God, through Paul, commands us to examine our faith and to test ourselves (II Corinthians 13:5). How can we know the strength of our faith—our belief in the words of God? All we have to do is examine our fears and worries.
Nehemiah writes, "For this reason he was hired, that I should be afraid and act that way and sin, so that they might have cause for an evil report, that they might reproach me" (Nehemiah 6:13). Why did Nehemiah call being afraid a sin? Because fear and worry call God a liar, insinuating that His words about His sovereignty, love, power, and faithfulness are not to be trusted. Fear and worry mirror the attitudes of a faithless Satan who believes God exists but does not believe what He says.
Philippians 4:6 tells us, "Be anxious for nothing." In other words, we are commanded, "Don't worry about anything," another of God's absolutes. To have fear, worry, anxiety, or forebodings question God's goodness and care.

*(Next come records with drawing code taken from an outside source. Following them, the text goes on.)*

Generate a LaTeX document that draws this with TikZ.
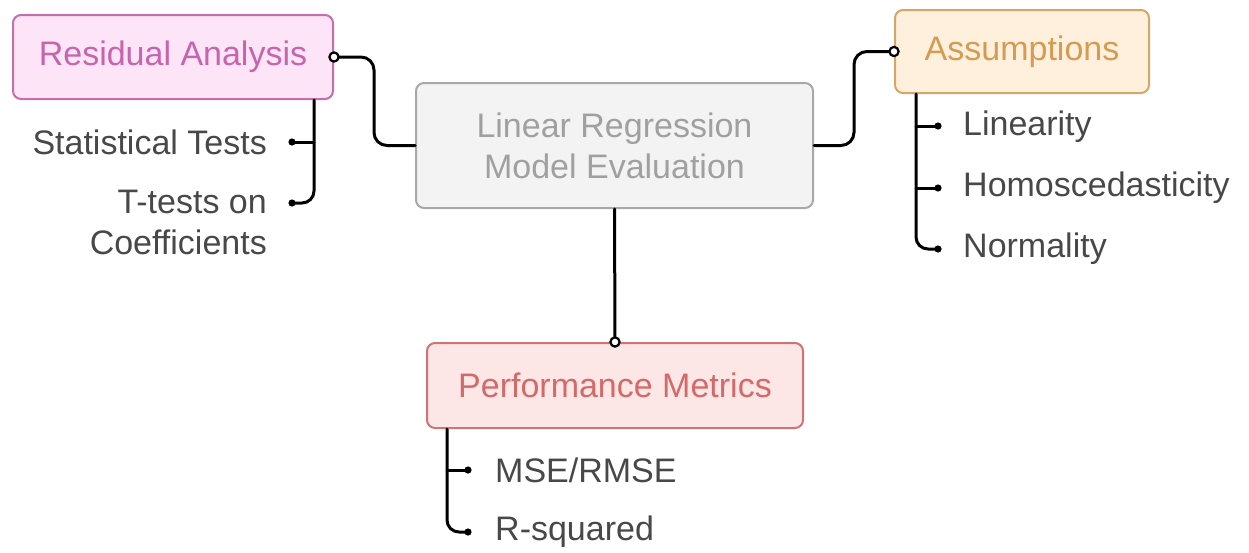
\documentclass[tikz,border=0pt]{standalone}
\usepackage{fontspec}
\setmainfont{Liberation Sans}
\definecolor{rafill}{RGB}{253,228,247}
\definecolor{radraw}{RGB}{196,110,170}
\definecolor{ratext}{RGB}{198,100,172}
\definecolor{lrfill}{RGB}{243,243,243}
\definecolor{lrdraw}{RGB}{168,168,168}
\definecolor{lrtext}{RGB}{160,160,160}
\definecolor{asfill}{RGB}{255,240,222}
\definecolor{asdraw}{RGB}{214,166,104}
\definecolor{astext}{RGB}{212,156,82}
\definecolor{pmfill}{RGB}{253,230,230}
\definecolor{pmdraw}{RGB}{206,116,116}
\definecolor{pmtext}{RGB}{210,106,106}
\definecolor{childtext}{RGB}{72,72,72}
\tikzset{
  x=1pt, y=-1pt,
  box/.style={draw, line width=2pt, rounded corners=8pt, inner sep=0pt, align=center,
    font=\fontsize{34}{41}\selectfont},
  leaf/.style={inner sep=0pt, text=childtext, font=\fontsize{34}{41}\selectfont},
  conn/.style={line width=3pt, black, line cap=round},
  hub/.style={draw=black, fill=white, line width=2.2pt},
}
\begin{document}
\begin{tikzpicture}
\useasboundingbox (0,0) rectangle (1249,552);
% main boxes
\node[box, fill=rafill, draw=radraw, text=ratext, minimum width=320pt, minimum height=84pt] (ra) at (173,57) {Residual Analysis};
\node[box, fill=lrfill, draw=lrdraw, text=lrtext, minimum width=397pt, minimum height=125pt] (lr) at (614.5,145.5) {Linear Regression\\Model Evaluation};
\node[box, fill=asfill, draw=asdraw, text=astext, minimum width=254pt, minimum height=83pt] (as) at (1022,51.5) {Assumptions};
\node[box, fill=pmfill, draw=pmdraw, text=pmtext, minimum width=376pt, minimum height=85pt] (pm) at (615,385.5) {Performance Metrics};

% leaves
\node[leaf, anchor=east] (st) at (267,142) {Statistical Tests};
\node[leaf, anchor=base east, align=right] (tt) at (267,254) {T-tests on\\Coefficients};
\node[leaf, anchor=west] (li) at (963,127) {Linearity};
\node[leaf, anchor=west] (ho) at (963,188) {Homoscedasticity};
\node[leaf, anchor=west] (no) at (963,249) {Normality};
\node[leaf, anchor=west] (ms) at (495,470) {MSE/RMSE};
\node[leaf, anchor=west] (rs) at (495,532) {R-squared};

% dot coordinates
\coordinate (std) at (292,142);
\coordinate (ttd) at (292,203);
\coordinate (lid) at (938,126);
\coordinate (hod) at (938,188);
\coordinate (nod) at (938,249);
\coordinate (msd) at (468,470);
\coordinate (rsd) at (468,532);

% trunks
\coordinate (rat) at ([xshift=-20pt]ra.south east);
\coordinate (ast) at ([xshift=22pt]as.south west);
\coordinate (pmt) at ([xshift=21pt]pm.south west);

% main connectors
\draw[conn, rounded corners=13pt] (ra.east) -- ++(40,0) |- (lr.west);
\draw[conn, rounded corners=13pt] (lr.east) -- ++(40,0) |- (as.west);
\draw[conn] (lr.south) -- (pm.north);

% branches
\draw[conn, rounded corners=12pt] (rat) |- (ttd);
\draw[conn] (rat |- std) -- (std);
\draw[conn, rounded corners=12pt] (ast) |- (nod);
\draw[conn] (ast |- lid) -- (lid);
\draw[conn] (ast |- hod) -- (hod);
\draw[conn, rounded corners=12pt] (pmt) |- (rsd);
\draw[conn] (pmt |- msd) -- (msd);

% dots
\foreach \d in {std,ttd,lid,hod,nod,msd,rsd} \fill (\d) circle (3.6pt);
% hubs
\draw[hub] (ra.east) circle (4.6pt);
\draw[hub] (as.west) circle (4.6pt);
\draw[hub] (pm.north) circle (4.6pt);
\end{tikzpicture}
\end{document}
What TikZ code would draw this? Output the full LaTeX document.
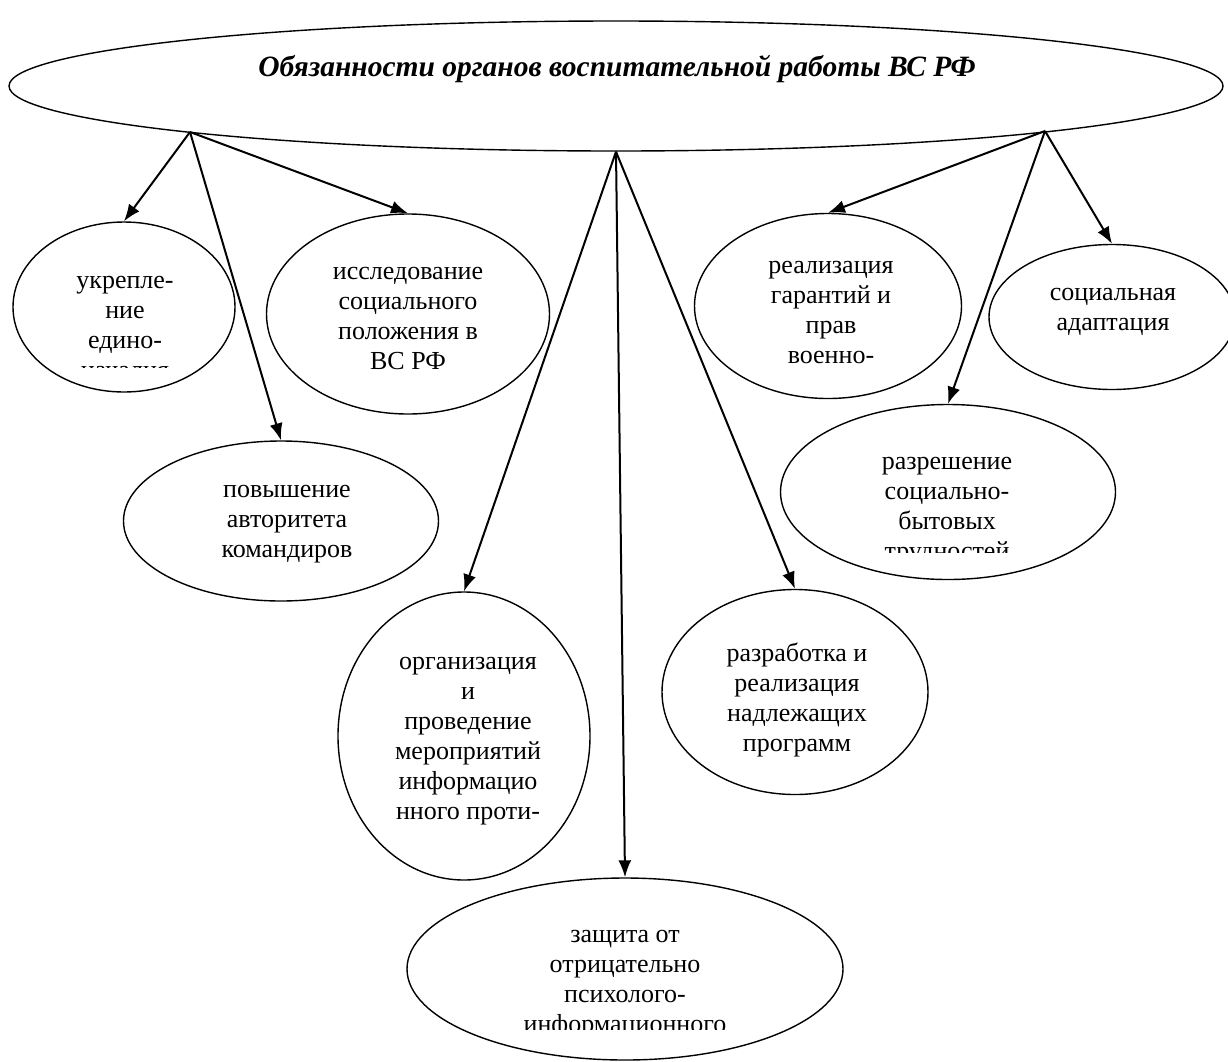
\documentclass[tikz,border=0pt]{standalone}
\usepackage{fontspec}
\setmainfont{Liberation Serif}
\usetikzlibrary{shapes.geometric}
\usetikzlibrary{arrows.meta}

\begin{document}
\begin{tikzpicture}[x=1pt,y=-1pt,>={Latex[length=17pt,width=13pt]}]
    \tikzset{oval/.style= {draw, ellipse, line width=1.4pt, inner sep=0pt},
             txt/.style= {align=center, font=\fontsize{26}{30}\selectfont},
             link/.style= {->, line width=2pt}}

    \useasboundingbox (0,0) rectangle (1228,1061);

    \node [oval, minimum width=1214, minimum height=130] (top) at (616,86) {};
    \node [font=\fontsize{29.5}{35}\selectfont\bfseries\itshape] (title) at (617,69) {Обязанности органов воспитательной работы ВС РФ};
    \coordinate (lsrc) at (190,132);
    \coordinate (rsrc) at (1045,131);

    \node [oval, minimum width=222, minimum height=170] (edin) at (124,307) {};
    \node [oval, minimum width=283, minimum height=200] (issl) at (408,314) {};
    \node [oval, minimum width=315, minimum height=160] (povysh) at (281,521) {};
    \node [oval, minimum width=252, minimum height=288] (org) at (464,736) {};
    \node [oval, minimum width=436, minimum height=182] (zash) at (625,969) {};
    \node [oval, minimum width=266, minimum height=205] (razrab) at (795,692) {};
    \node [oval, minimum width=267, minimum height=185] (realiz) at (828,306) {};
    \node [oval, minimum width=246, minimum height=145] (soc) at (1112,317) {};
    \node [oval, minimum width=335, minimum height=175] (bytov) at (948,492) {};

    % texts, some cut off as in the scheme
    \begin{scope}
        \clip (0,0) rectangle (1228,367);
        \node [txt] (edin-t) at (125,327) {укрепле-\\ние\\едино-\\началия};
    \end{scope}
    \node [txt] (issl-t) at (408,318) {исследование\\социального\\положения в\\ВС РФ};
    \node [txt] (povysh-t) at (287,524) {повышение\\авторитета\\командиров};
    \node [txt] (org-t) at (468,741) {организация\\и\\проведение\\мероприятий\\информацио\\нного проти-};
    \begin{scope}
        \clip (0,0) rectangle (1228,1029);
        \node [txt] (zash-t) at (625,984) {защита от\\отрицательно\\психолого-\\информационного};
    \end{scope}
    \node [txt] (razrab-t) at (797,700) {разработка и\\реализация\\надлежащих\\программ};
    \node [txt] (realiz-t) at (831,312) {реализация\\гарантий и\\прав\\военно-};
    \node [txt] (soc-t) at (1113,312) {социальная\\адаптация};
    \begin{scope}
        \clip (0,0) rectangle (1228,552);
        \node [txt] (bytov-t) at (947,511) {разрешение\\социально-\\бытовых\\трудностей};
    \end{scope}

    \draw [link] (lsrc) -- (edin.north);
    \draw [link] (lsrc) -- (issl.north);
    \draw [link] (lsrc) -- (povysh.north);
    \draw [link] (top.south) -- (org.north);
    \draw [link] (top.south) -- (zash.north);
    \draw [link] (top.south) -- (razrab.north);
    \draw [link] (rsrc) -- (realiz.north);
    \draw [link] (rsrc) -- (bytov.north);
    \draw [link] (rsrc) -- (soc.north);
\end{tikzpicture}
\end{document}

They display a lack of faith in His promises of wise and gracious providence and cast doubts on the depth of the love God and Christ have for us. If we cannot trust God, how can He ever trust us? Why would Christ marry forever someone who doubts His love?
Rather than give in to fear and worry, we can choose—an action—to believe God and His love. If we believe in the depth of the love God (John 17:23) and Christ (John 15:13) have for us, believing those words, faith in that perfect love will cast out fear (I John 4:18) so that we can say as David did: "I will fear no evil; for You are with me" (Psalm 23:4).
In Psalm 78:22 (NLT), David succinctly cuts to the heart of Israel's problem, and by extension, ours: ". . . for they did not believe God or trust him to care for them." Doubting God's love for us is at the core of the sin of faithlessness. This doubt was a major characteristic of our ancestors, ancient Israel. ". . . because the people of Israel argued with Moses and tested the Lord by saying, 'Is the Lord going to take care of us or not?'" [Exodus 17:7 (NLT)] They never overcame this sin of faithlessness. We must. The stakes are so much higher.
It is sobering to consider the fate of the fearful and unbelieving and the rank they are given in the list found in Revelation 21:8: "But the cowardly [fearful, KJV], unbelieving [faithless, RSV], abominable, murderers, sexually immoral, sorcerers, idolaters, and all liars shall have their part in the lake which burns with fire and brimstone, which is the second death."
God tested the faith of Adam and Eve and of Abraham. The former failed, the latter succeeded. Eventually, God will put every human being to the same test.
As we cope with these tests we need to stir up (II Timothy 1:6) and exercise that gift of faith God gave us at the beginning, to get back to that first love and dedication to the words and promises God has given us.
We have the same choice as Adam and Eve, ancient Israel, and Abraham had. It is our decision to make: to believe God or to believe what we see—the visible circumstances we face. Faith is life (Habakkuk 2:4), and faithlessness is sin (Romans 14:23) and therefore death (Romans 6:23). God entreats us to choose life (Deuteronomy 30:19).